Recorded data:
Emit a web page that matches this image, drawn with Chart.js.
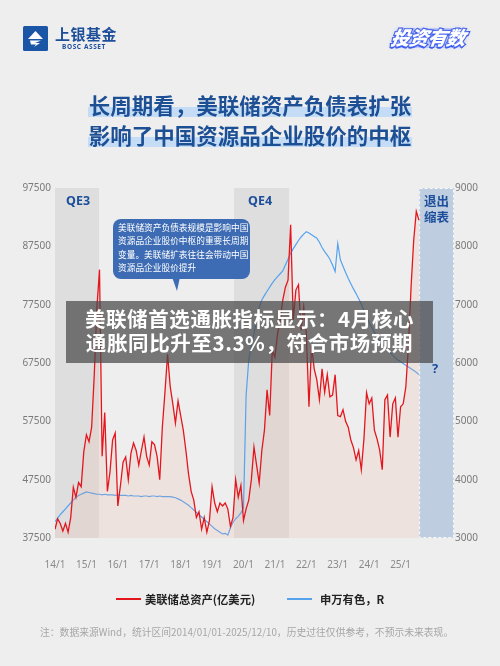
<!DOCTYPE html>
<html><head><meta charset="utf-8">
<script src="https://cdn.jsdelivr.net/npm/chart.js@4.4.0/dist/chart.umd.min.js"></script>
<style>
html,body{margin:0;padding:0;}
body{width:500px;height:666px;background:#eeeeee;position:relative;overflow:hidden;font-family:"Noto Sans CJK SC","Noto Sans",sans-serif;}
.abs{position:absolute;white-space:nowrap;}
#c{position:absolute;left:0;top:0;}
</style></head>
<body>
<canvas id="c" width="500" height="666"></canvas>

<!-- header -->
<svg class="abs" style="left:23px;top:26px" width="25" height="25" viewBox="0 0 25 25">
  <rect x="0" y="0" width="25" height="25" rx="1.5" fill="#1b55a6"/>
  <path d="M12.5 5 L20 13 L5 13 Z" fill="#fff"/>
  <path d="M7 14.5 L18 14.5 L12 17 L17 17 L11 21 L13 18.5 L8 18.5 Z" fill="#fff"/>
</svg>
<div class="abs" style="left:55px;top:24px;font-size:15px;font-weight:bold;color:#1d4e9a;letter-spacing:0.5px;line-height:20px">上银基金</div>
<div class="abs" style="left:62px;top:42px;font-size:6.5px;font-weight:bold;color:#1d4e9a;letter-spacing:0.6px;font-family:'Noto Sans',sans-serif;line-height:9px">BOSC ASSET</div>
<div class="abs" style="left:394px;top:28px;width:70px;height:20px;border-radius:8px;background:rgba(120,140,255,0.35)"></div>
<div class="abs" style="left:391px;top:24px;font-size:19px;font-weight:900;font-style:italic;color:#fff;-webkit-text-stroke:2.4px #2f4fe2;paint-order:stroke fill;text-shadow:0 2px 0 #3e5df0,0 0 4px #9fb5ff;line-height:26px;letter-spacing:-0.5px;transform:skewX(-8deg)">投资有数</div>

<!-- title -->
<div class="abs" style="left:88px;top:107px;width:324px;height:10px;background:#c4dcf6"></div>
<div class="abs" style="left:88px;top:137px;width:324px;height:10px;background:#c4dcf6"></div>
<div class="abs" style="left:0;top:91px;width:500px;text-align:center;font-size:21.5px;font-weight:bold;color:#1d4f95;line-height:28px">长周期看，美联储资产负债表扩张</div>
<div class="abs" style="left:0;top:121px;width:500px;text-align:center;font-size:21.5px;font-weight:bold;color:#1d4f95;line-height:28px">影响了中国资源品企业股价的中枢</div>

<!-- band labels -->
<div class="abs" style="left:66px;top:193px;font-size:12.5px;font-weight:bold;color:#1d4e9a;line-height:16px;font-family:'Noto Sans',sans-serif">QE3</div>
<div class="abs" style="left:248px;top:193px;font-size:12.5px;font-weight:bold;color:#1d4e9a;line-height:16px;font-family:'Noto Sans',sans-serif">QE4</div>
<div class="abs" style="left:424px;top:193px;font-size:12.5px;font-weight:bold;color:#1d4e9a;line-height:16px">退出<br>缩表</div>
<div class="abs" style="left:432px;top:360px;font-size:13px;font-weight:bold;color:#1d4e9a;line-height:16px;font-family:'Noto Sans',sans-serif">?</div>

<!-- bubble -->
<div class="abs" style="left:113px;top:219px;width:137px;height:60px;background:#3e6cb4;border-radius:8px"></div>
<svg class="abs" style="left:170px;top:277px" width="12" height="16"><path d="M2 0 L10 0 L7 14 Z" fill="#3e6cb4"/></svg>
<div class="abs" style="left:118px;top:221px;font-size:8.7px;color:#fff;line-height:13.4px">美联储资产负债表规模是影响中国<br>资源品企业股价中枢的重要长周期<br>变量。美联储扩表往往会带动中国<br>资源品企业股价提升</div>

<!-- overlay -->
<div class="abs" style="left:66px;top:301px;width:367px;height:62px;background:rgba(72,72,72,0.72)"></div>
<div class="abs" style="left:66px;top:306px;width:367px;text-align:center;font-size:20.5px;font-weight:bold;color:#fff;line-height:24px;letter-spacing:0.6px">美联储首选通胀指标显示：4月核心<br>通胀同比升至3.3%，符合市场预期</div>

<!-- legend -->
<div class="abs" style="left:116px;top:598px;width:25px;height:2px;background:#e3161e"></div>
<div class="abs" style="left:145px;top:591px;font-size:11.3px;font-weight:bold;color:#222;line-height:16px">美联储总资产(亿美元)</div>
<div class="abs" style="left:287px;top:598px;width:25px;height:2px;background:#57a2ee"></div>
<div class="abs" style="left:320px;top:591px;font-size:11.3px;font-weight:bold;color:#222;line-height:16px">申万有色，R</div>

<!-- footer -->
<div class="abs" style="left:40px;top:625px;font-size:9.8px;color:#a6a6a6;line-height:14px">注：数据来源Wind，统计区间2014/01/01-2025/12/10，历史过往仅供参考，不预示未来表现。</div>

<script>
// ---- data ----
const startYear = 2014;
const xTickLabels = ['14/1','15/1','16/1','17/1','18/1','19/1','20/1','21/1','22/1','23/1','24/1','25/1'];
const leftTicks = [37500, 47500, 57500, 67500, 77500, 87500, 97500];
const rightTicks = [3000, 4000, 5000, 6000, 7000, 8000, 9000];
// red series (monthly, right axis)
const redSeries = [
3150,3330,3250,3120,3250,3100,3350,3870,3700,3950,
3880,4480,4770,4650,4900,5800,6950,7600,4400,5150,
3800,4130,4680,4800,3550,3900,4300,4390,4000,4450,
4630,4500,4250,4500,4730,4400,4250,4650,4600,4400,
4000,4900,5500,6150,5600,5300,4970,5350,5100,4850,
4500,4100,3800,3650,3350,3450,3150,3350,3100,3300,
3880,3600,3450,3600,3550,3600,3500,3200,3350,4000,
3700,3900,3300,3500,3650,4000,4560,4250,3940,4500,
4850,5540,5100,6220,6100,6500,6740,7080,7300,7420,
8370,6740,7250,7340,6560,6960,6500,5250,6300,5900,
5710,5370,5900,5500,5800,5420,5450,5800,5100,5080,
5200,5000,4900,4680,4550,4340,4500,4170,4700,5490,
5300,5400,4850,4700,4510,4170,5370,5450,4730,5300,
5400,4730,5250,5300,5590,6300,7300,8100,8600,8450];
// blue series (monthly, left axis)
const blueSeries = [
40300,40900,41500,42000,42500,43000,43500,44000,44500,44800,
45000,45200,45400,45300,45200,45100,45000,45000,44900,45000,
44900,44900,44900,44800,44900,44800,44800,44800,44700,44800,
44700,44700,44700,44600,44700,44700,44600,44700,44700,44600,
44700,44600,44600,44600,44600,44500,44400,44200,44000,43700,
43400,43100,42700,42300,41900,41500,41100,40700,40300,39900,
39500,39100,38800,38500,38200,38300,38000,39200,40200,40800,
41200,41800,42600,62000,68000,70500,72500,75000,77000,78300,
79100,79800,80500,81200,81800,82300,82800,83300,84300,85300,
86300,87100,87800,88500,89100,89600,90000,89800,89500,89200,
88900,88200,87300,86600,86000,85300,84300,83200,88000,85200,
84100,83000,82000,81100,80200,79400,78500,77600,76500,75400,
74500,73600,72800,72000,71300,70800,70300,69800,69300,68800,
68400,68000,67700,67400,67100,66800,66500,66200,65900,65500];
// shaded periods (in years)
const bands = [
  {from: 2014.0, to: 2015.4, kind: 'qe'},
  {from: 2019.7, to: 2021.45, kind: 'qe'},
  {from: 2025.59, to: 2026.7, kind: 'exit'}
];

const toXY = arr => arr.map((v, i) => ({x: startYear + i / 12, y: v}));

const bandPlugin = {
  id: 'bands',
  beforeDatasetsDraw(chart) {
    const {ctx, chartArea, scales} = chart;
    ctx.save();
    bands.forEach(b => {
      const x1 = scales.x.getPixelForValue(b.from);
      const x2 = scales.x.getPixelForValue(b.to);
      if (b.kind === 'qe') {
        ctx.fillStyle = 'rgba(185,185,185,0.3)';
        ctx.fillRect(x1, chartArea.top, x2 - x1, chartArea.bottom - chartArea.top);
      } else {
        ctx.fillStyle = 'rgba(160,184,214,0.62)';
        ctx.fillRect(x1, chartArea.top, x2 - x1, chartArea.bottom - chartArea.top);
        ctx.strokeStyle = 'rgba(255,255,255,0.9)';
        ctx.lineWidth = 1;
        ctx.setLineDash([3, 2]);
        ctx.strokeRect(x1 + 0.5, chartArea.top + 0.5, x2 - x1 - 1, chartArea.bottom - chartArea.top - 1);
        ctx.setLineDash([]);
      }
    });
    ctx.restore();
  }
};

new Chart(document.getElementById('c'), {
  type: 'line',
  data: {
    datasets: [
      {
        label: '美联储总资产(亿美元)',
        data: toXY(redSeries),
        yAxisID: 'y1',
        borderColor: '#e3161e',
        borderWidth: 1.3,
        pointRadius: 0,
        tension: 0,
        fill: 'start',
        backgroundColor: 'rgba(240,165,140,0.16)'
      },
      {
        label: '申万有色，R',
        data: toXY(blueSeries),
        yAxisID: 'y',
        borderColor: '#57a2ee',
        borderWidth: 1.2,
        pointRadius: 0,
        tension: 0,
        fill: false
      }
    ]
  },
  options: {
    responsive: false,
    animation: false,
    devicePixelRatio: 1,
    layout: {padding: {top: 188, left: 0, right: 0, bottom: 0}},
    plugins: {legend: {display: false}, tooltip: {enabled: false}},
    scales: {
      x: {
        type: 'linear',
        min: 2014,
        max: 2026.7,
        grid: {display: false, drawTicks: false},
        border: {display: false},
        ticks: {
          stepSize: 1,
          autoSkip: false,
          maxRotation: 0,
          padding: 21,
          color: '#8a8a8a',
          font: {family: 'Noto Sans', size: 10},
          callback: v => xTickLabels[Math.round(v - startYear)] || ''
        },
        afterFit: s => { s.height = 128; }
      },
      y: {
        position: 'left',
        min: leftTicks[0],
        max: leftTicks[leftTicks.length - 1],
        grid: {display: false, drawTicks: false},
        border: {display: false},
        afterBuildTicks: s => { s.ticks = leftTicks.map(v => ({value: v})); },
        ticks: {padding: 4, color: '#7a7a7a', font: {family: 'Noto Sans', size: 10}, callback: v => String(v)},
        afterFit: s => { s.width = 55; }
      },
      y1: {
        position: 'right',
        min: rightTicks[0],
        max: rightTicks[rightTicks.length - 1],
        grid: {display: false, drawTicks: false},
        border: {display: false},
        afterBuildTicks: s => { s.ticks = rightTicks.map(v => ({value: v})); },
        ticks: {padding: 1, color: '#7a7a7a', font: {family: 'Noto Sans', size: 10}, callback: v => String(v)},
        afterFit: s => { s.width = 46; }
      }
    }
  },
  plugins: [bandPlugin]
});
</script>
</body></html>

Job:
Give again, word for word, every line from the top of the data above to the line holding "#2f4fe2;paint-order:stroke fill;text-shadow:0 2px", inclusive, with the pictures left out.

Answer for the task:
Emit a web page that matches this image, drawn with Chart.js.
<!DOCTYPE html>
<html><head><meta charset="utf-8">
<script src="https://cdn.jsdelivr.net/npm/chart.js@4.4.0/dist/chart.umd.min.js"></script>
<style>
html,body{margin:0;padding:0;}
body{width:500px;height:666px;background:#eeeeee;position:relative;overflow:hidden;font-family:"Noto Sans CJK SC","Noto Sans",sans-serif;}
.abs{position:absolute;white-space:nowrap;}
#c{position:absolute;left:0;top:0;}
</style></head>
<body>
<canvas id="c" width="500" height="666"></canvas>

<!-- header -->
<svg class="abs" style="left:23px;top:26px" width="25" height="25" viewBox="0 0 25 25">
  <rect x="0" y="0" width="25" height="25" rx="1.5" fill="#1b55a6"/>
  <path d="M12.5 5 L20 13 L5 13 Z" fill="#fff"/>
  <path d="M7 14.5 L18 14.5 L12 17 L17 17 L11 21 L13 18.5 L8 18.5 Z" fill="#fff"/>
</svg>
<div class="abs" style="left:55px;top:24px;font-size:15px;font-weight:bold;color:#1d4e9a;letter-spacing:0.5px;line-height:20px">上银基金</div>
<div class="abs" style="left:62px;top:42px;font-size:6.5px;font-weight:bold;color:#1d4e9a;letter-spacing:0.6px;font-family:'Noto Sans',sans-serif;line-height:9px">BOSC ASSET</div>
<div class="abs" style="left:394px;top:28px;width:70px;height:20px;border-radius:8px;background:rgba(120,140,255,0.35)"></div>
<div class="abs" style="left:391px;top:24px;font-size:19px;font-weight:900;font-style:italic;color:#fff;-webkit-text-stroke:2.4px #2f4fe2;paint-order:stroke fill;text-shadow:0 2px 0 #3e5df0,0 0 4px #9fb5ff;line-height:26px;letter-spacing:-0.5px;transform:skewX(-8deg)">投资有数</div>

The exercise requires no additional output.